A similar example involves the $110 million annually that goes toward advertising certain American agricultural products overseas. The program was originally intended to help U.S. producers overcome trade barriers to entering foreign markets. As of 1990, however, producers no longer had to prove that they faced unfair trade practices in another country in order to use federal subsidies to advertise there. Furthermore, the funds were distributed unevenly and went almost exclusively to large companies. As Stephen Moore explained in a New York Times editorial, "tens of thousands of businesses export products abroad; perhaps 1 percent receive federal assistance." Two further arguments against corporate welfare are that the government has a relatively poor record in identifying and supporting the important companies and industries of the future, and that subsidies may actually be harmful to the economy because they often disguise significant problems in troubled companies.

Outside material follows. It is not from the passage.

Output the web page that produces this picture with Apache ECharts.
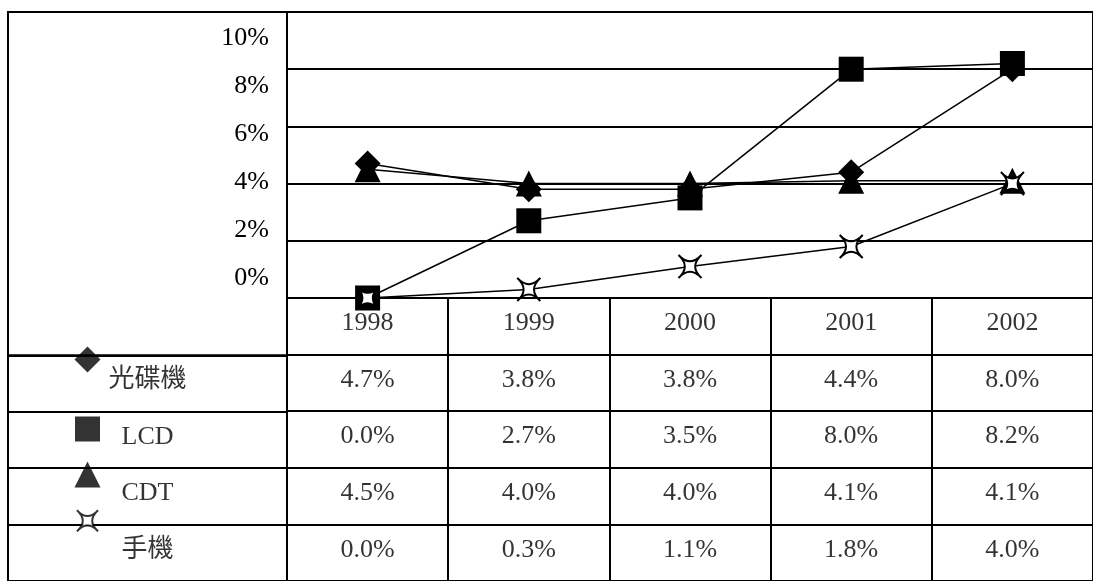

In the late 1990s, as lawmakers continue to pare social programs in an attempt to get the budget deficit under control, the business and popular press has abounded with stories detailing abuses of corporate welfare. This publicity has centered around the ability and willingness of many large businesses to manipulate the system and use taxpayer money for their own gain. For example, environmental groups have focused on reducing the money the government spends to build roads in national forests that make it easier for forest products companies to cut down and remove trees, as well as subsidies to large farm owners for using water for irrigation or for grazing animals on public lands. Taxpayer groups have targeted the $33 million in annual price supports on commodities such as sugar. The government restricts sugar imports in order to keep the prices artificially high for U.S. producers, which opponents argue acts like a regressive tax and harms poor people the most. Others have objected to the $19.7 billion in tax breaks that companies, including many large pharmaceutical manufacturers, receive for operating in Puerto Rico. Finally, some opponents have focused on the destructive bidding wars that have erupted between different cities and states to woo companies to expand or relocate in their jurisdictions.

As public pressure mounts, lawmakers and analysts have proposed various plans for capping outlays or significantly reducing payments in several categories of corporate welfare. Donald L. Bartlett and James B. Steele, in a 1998 special report for Time, suggested several possible solutions to the corporate welfare problem. For example, to effectively eliminate corporate welfare at the state and local level, they suggested levying a federal excise tax equal to the value of incentives offered to companies—meaning that any benefit a company received from a state would be immediately confiscated by the federal government. In addition, they noted that legal scholars believe that corporate welfare programs would be declared unconstitutional—in violation of the commerce clause—if a lawsuit challenging them were to make it to the U.S. Supreme Court. Finally, they suggested forming a special commission to study and report to Congress about federal corporate welfare programs. This measure would force Congress to evaluate each program's value and vote to either preserve or scrap it.